Still the absolute worst - the unkindest cut of
all - is the negative judgment of Pakistan by
the United States expressed in two recent reports,
one by the Congressional Research Service, the
research arm of the US Congress, and the other
by the NIC/CIA.
According to K. Alan Kronstadt, who is in charge
of analyzing Asian affairs for the Congressional
Research Service, “Notwithstanding its cooperation
with the US in the war against terrorism, Pakistan
is probably the ‘most anti-American country’
in the world right now.”
Though the British-led Commonwealth and the US
State Department have endorsed Gen. Musharraf’s
continued undemocratic and unconstitutional hold
on power by stipulating “Musharraf must
quit his military post in 2007 at the latest”
and have thus extended his autocratic rule by
another three years, the overall assessment of
Musharraf-controlled Pakistan remains bleak. The
National Intelligence Council (NIC) and the Central
Intelligence Agency (CIA) have forecast “Yugoslavia-like
fate” for Pakistan.
Their joint report titled “Global Future
Assessment Report” contains the following
prediction for Pakistan: “By year 2015 Pakistan
would be a failed state, ripe with civil war,
bloodshed, inter-provincial rivalries, and a struggle
for control of its nuclear weapons and complete
Talibanization.”
Some neocons have started talking of a two-step
process to ease-out the increasingly unpopular
and chronically ineffective dictator: power sharing
with the PPP and PML (N) within a US-supplied
framework in 2005 and “retirement”
in 2007, if not earlier.

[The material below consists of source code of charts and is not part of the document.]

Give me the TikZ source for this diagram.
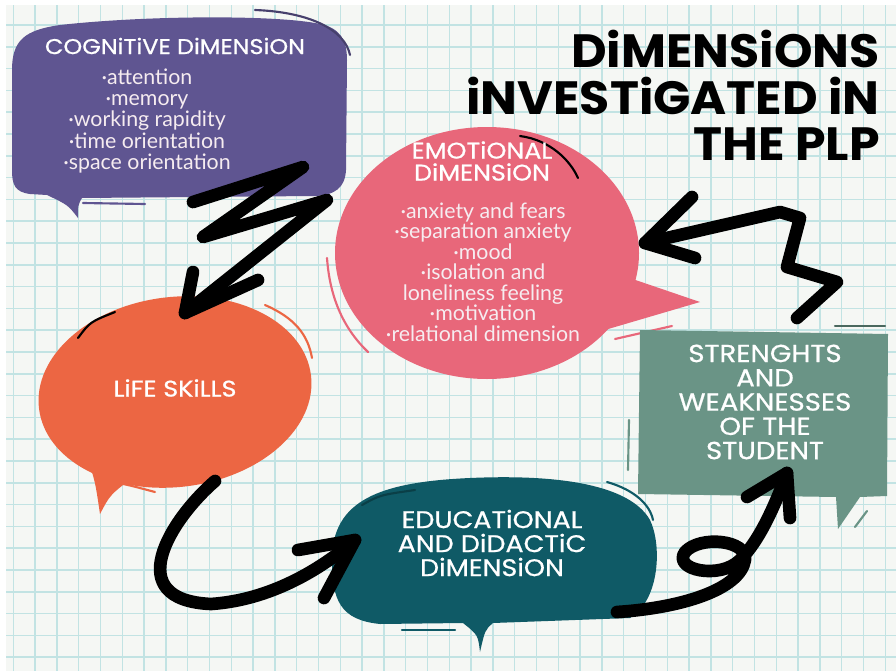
\documentclass[tikz,border=0pt]{standalone}
\usepackage{fontspec}
\setmainfont{Lato}
\newfontfamily\capsfont[FakeStretch=1.12, FakeBold=0.8]{Poppins}
\newfontfamily\titlefont[FakeStretch=1.05]{Poppins}
\usepackage{tikz}
\usetikzlibrary{positioning}

\definecolor{paper}{HTML}{F5F7F4}
\definecolor{gridline}{HTML}{C2E3E3}
\definecolor{cogviolet}{HTML}{5F5591}
\definecolor{emopink}{HTML}{E8677A}
\definecolor{lifeorange}{HTML}{EC6643}
\definecolor{eduteal}{HTML}{0F5A66}
\definecolor{strsage}{HTML}{6A9486}
\definecolor{itemtext}{HTML}{F6ECF0}

\begin{document}
\begin{tikzpicture}[x=0.75pt, y=-0.75pt,
	head/.style={font=\capsfont\fontsize{17}{16.5}\selectfont, text=white, align=center, inner sep=0pt},
	items/.style={font=\fontsize{16}{15.9}\selectfont, text=itemtext, align=center, inner sep=0pt},
	brush/.style={line width=9.5pt, line cap=round, line join=round, black},
	trim/.style={line width=1.6pt, line cap=round}]
	\useasboundingbox (0,0) rectangle (896,671);
	\fill[white] (0,0) rectangle (896,671);
	\fill[paper] (6,5) rectangle (896,671);
	% squared paper
	\foreach \i in {0,...,40}
		\draw[gridline, line width=1.1pt] ({13.3+21.8*\i},5) -- ({13.3+21.8*\i},671);
	\foreach \j in {1,...,30}
		\draw[gridline, line width=1.1pt] (6,{3.2+21.8*\j}) -- (896,{3.2+21.8*\j});

	% bubbles
	\fill[cogviolet] (12,70) .. controls (12,40) and (25,30) .. (60,25)
		.. controls (150,15) and (280,15) .. (320,24)
		.. controls (340,28) and (347,40) .. (347,60) -- (346,170)
		.. controls (345,188) and (335,195) .. (315,196) -- (82,198)
		.. controls (78,205) .. (78,218) .. controls (68,205) .. (47,195) -- (30,194)
		.. controls (15,192) and (12,185) .. (12,170) -- cycle;
	\draw[trim, cogviolet!75!black] (255,10) .. controls (310,12) and (345,30) .. (350,55);
	\draw[trim, cogviolet] (83,203) -- (145,204);

	\fill[emopink] (487,253) ellipse [x radius=152, y radius=126];
	\fill[emopink] (612,272) -- (700,302) -- (598,332) -- cycle;
	\draw[trim, emopink] (327,258) .. controls (330,300) and (345,330) .. (368,352);
	\draw[trim, black] (520,136) .. controls (550,140) and (570,160) .. (578,178);
	\draw[trim, emopink] (615,339) -- (672,326);

	\fill[lifeorange] (175,392) ellipse [x radius=137, y radius=95, rotate=7];
	\fill[lifeorange] (85,452) .. controls (95,480) .. (100,514) .. controls (110,495) .. (132,478) -- cycle;
	\draw[trim, black] (78,338) .. controls (90,322) .. (115,312);
	\draw[trim, lifeorange] (265,305) .. controls (295,318) and (308,335) .. (312,358);
	\draw[trim, lifeorange] (100,480) .. controls (125,484) .. (155,492);

	\fill[eduteal] (332,560) .. controls (332,500) and (380,482) .. (470,478)
		.. controls (560,474) and (630,485) .. (650,520)
		.. controls (662,545) and (660,600) .. (630,618) -- (493,623)
		.. controls (485,630) .. (480,652) .. controls (478,635) .. (463,623) -- (380,624)
		.. controls (340,620) and (332,600) .. (332,560) -- cycle;
	\draw[trim, eduteal!70!black] (362,505) .. controls (380,495) .. (415,490);
	\draw[trim, eduteal] (607,482) .. controls (635,490) and (650,505) .. (653,520);
	\draw[trim, eduteal] (402,630) -- (455,630);

	\fill[strsage] (640,330) -- (888,334) -- (887,496) -- (860,497) -- (838,529)
		-- (836,497) -- (638,494) -- cycle;
	\draw[trim, strsage!70!black] (835,326) -- (885,326);
	\draw[trim, strsage] (629,420) -- (628,470);
	\draw[trim, strsage] (855,527) -- (867,511);

	% texts
	\node[inner sep=0pt, anchor=north east, align=right,
		font=\titlefont\bfseries\fontsize{35}{35}\selectfont] (title) at (880,30)
		{DiMENSiONS\\iNVESTiGATED iN\\THE PLP};
	\node[head, font=\capsfont\fontsize{16}{16.5}\selectfont] (cog) at (175,46) {COGNiTiVE DiMENSiON};
	\node[items] (coglist) at (147,121) {·attention\\·memory\\·working rapidity\\·time orientation\\·space orientation};
	\node[head] (emo) at (482,161) {EMOTiONAL\\DiMENSiON};
	\node[items, font=\fontsize{16}{15.4}\selectfont] (emolist) at (483,272) {·anxiety and fears\\·separation anxiety\\·mood\\·isolation and\\loneliness feeling\\·motivation\\·relational dimension};
	\node[head] (life) at (175,388) {LiFE SKiLLS};
	\node[head, font=\capsfont\fontsize{18}{18}\selectfont] (edu) at (492,543) {EDUCATiONAL\\AND DiDACTiC\\DiMENSiON};
	\node[head, font=\capsfont\fontsize{18.5}{18.2}\selectfont] (str) at (765,402) {STRENGHTS\\AND\\WEAKNESSES\\OF THE\\STUDENT};

	% connector ends
	\coordinate (cogOut) at (193,202);
	\coordinate (lifeIn) at (185,313);
	\coordinate (lifeOut) at (215,481);
	\coordinate (eduIn) at (355,540);
	\coordinate (eduOut) at (617,612);
	\coordinate (strIn) at (787,473);
	\coordinate (strOut) at (797,318);
	\coordinate (emoIn) at (645,243);

	% strokes
	\draw[brush] (cogOut) -- (303,167) -- (203,237) -- (327,200) -- (lifeIn);
	\draw[brush] (193,272) -- (lifeIn) -- (258,280);

	\draw[brush] (lifeOut) .. controls (170,520) and (120,600) .. (211,604)
		.. controls (270,600) and (320,570) .. (eduIn);
	\draw[brush] (298,550) -- (eduIn) -- (324,598);

	\draw[brush] (eduOut) .. controls (680,608) and (740,590) .. (745,560)
		.. controls (748,540) and (700,535) .. (685,552)
		.. controls (672,570) and (720,580) .. (740,560)
		.. controls (760,540) and (775,505) .. (strIn);
	\draw[brush] (747,497) -- (strIn) -- (790,518);

	\draw[brush] (strOut) -- (837,282) -- (787,267) -- (800,218) -- (780,212) -- (emoIn);
	\draw[brush] (692,197) -- (emoIn) -- (695,258);
\end{tikzpicture}
\end{document}
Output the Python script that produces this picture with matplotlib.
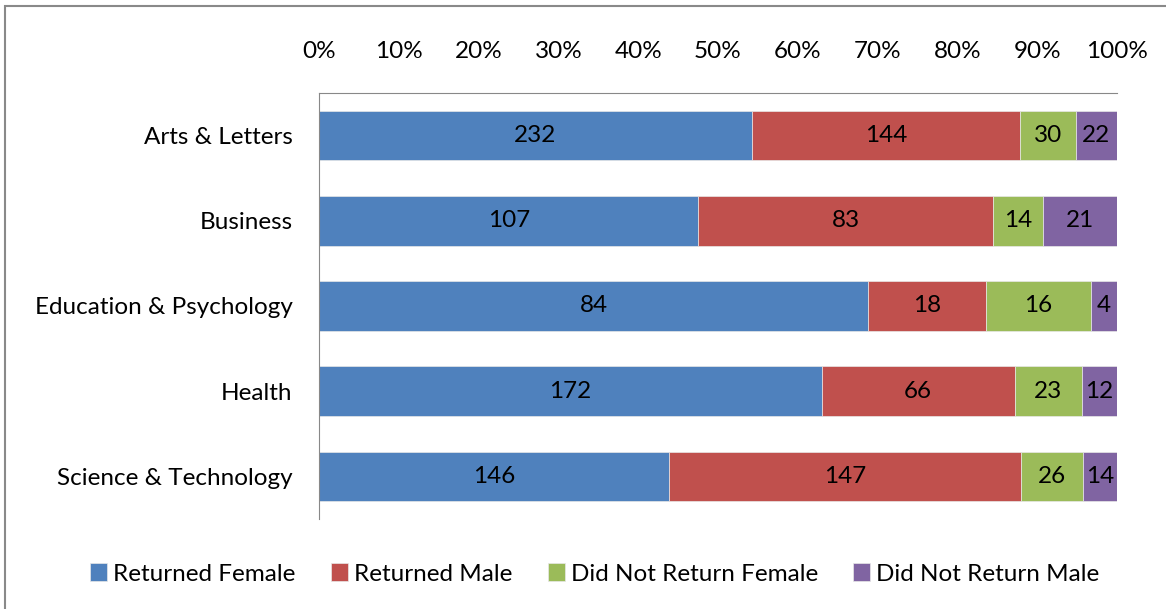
import matplotlib
matplotlib.use("Agg")
import matplotlib.pyplot as plt
import numpy as np
from matplotlib.patches import Rectangle
from matplotlib.ticker import PercentFormatter

categories = ["Arts & Letters", "Business", "Education & Psychology", "Health", "Science & Technology"]
series_names = ["Returned Female", "Returned Male", "Did Not Return Female", "Did Not Return Male"]
returned_female = [232, 107, 84, 172, 146]
returned_male = [144, 83, 18, 66, 147]
not_returned_female = [30, 14, 16, 23, 26]
not_returned_male = [22, 21, 4, 12, 14]
colors = ["#4F81BD", "#C0504D", "#9BBB59", "#8064A2"]

plt.rcParams['font.family'] = ['Lato', 'DejaVu Sans']
FS = 17.5

fig = plt.figure(figsize=(11.66, 6.09), dpi=100)
ax = fig.add_axes([319/1166, 1-519/609, (1117-319)/1166, (519-93)/609])

data = np.array([returned_female, returned_male, not_returned_female, not_returned_male], dtype=float)
totals = data.sum(axis=0)
shares = data / totals
y = np.arange(len(categories))
left = np.zeros(len(categories))
for i, name in enumerate(series_names):
    bars = ax.barh(y, shares[i], left=left, height=0.58, color=colors[i], label=name,
                   edgecolor='#e8e8e8', linewidth=0.5)
    for j, b in enumerate(bars):
        ax.text(left[j] + shares[i][j] / 2, y[j], f"{int(data[i][j])}", ha='center', va='center',
                fontsize=FS, color='black')
    left += shares[i]

ax.set_xlim(0, 1)
ax.set_ylim(len(categories) - 0.5, -0.5)
ax.set_yticks(y)
ax.set_yticklabels(categories, fontsize=FS)
ax.set_xticks(np.linspace(0, 1, 11))
ax.xaxis.set_major_formatter(PercentFormatter(1.0, decimals=0))
ax.xaxis.tick_top()
ax.tick_params(axis='x', length=0, pad=22, labelsize=FS)
ax.tick_params(axis='y', length=0, pad=19)
for s in ['right', 'bottom']:
    ax.spines[s].set_visible(False)
ax.spines['top'].set_color('#888888')
ax.spines['left'].set_color('#888888')

leg = fig.legend(loc='center', bbox_to_anchor=(595/1166, 1-574/609), ncol=4, frameon=False,
                 fontsize=FS, handlelength=0.7, handleheight=0.7, handletextpad=0.25, columnspacing=1.45)

fig.add_artist(Rectangle((5/1166, -0.05), 1.2, 1.05 - 6/609, transform=fig.transFigure,
                         fill=False, edgecolor='#898989', linewidth=1.5))

fig.savefig("out.png", dpi=100)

It is worth noting that
Parade, a mainstream media entity (www.parade.com)
had not included Gen Musharraf among the “Top
10 Worst of the Worst” dictators of the
world in 2003 and 2004 but has done so this year.
The Western “shareholders” are getting
ready to fire the CEO who cannot turn a “failing”
business” into a “successful”
enterprise, but only after having moved other
actors to the front row.
Three notoriously pro-Musharraf Pakistani-American
groups have quietly started reviving their contacts
with Bhutto and Sharif families - another indication
of which way the wind is beginning to blow.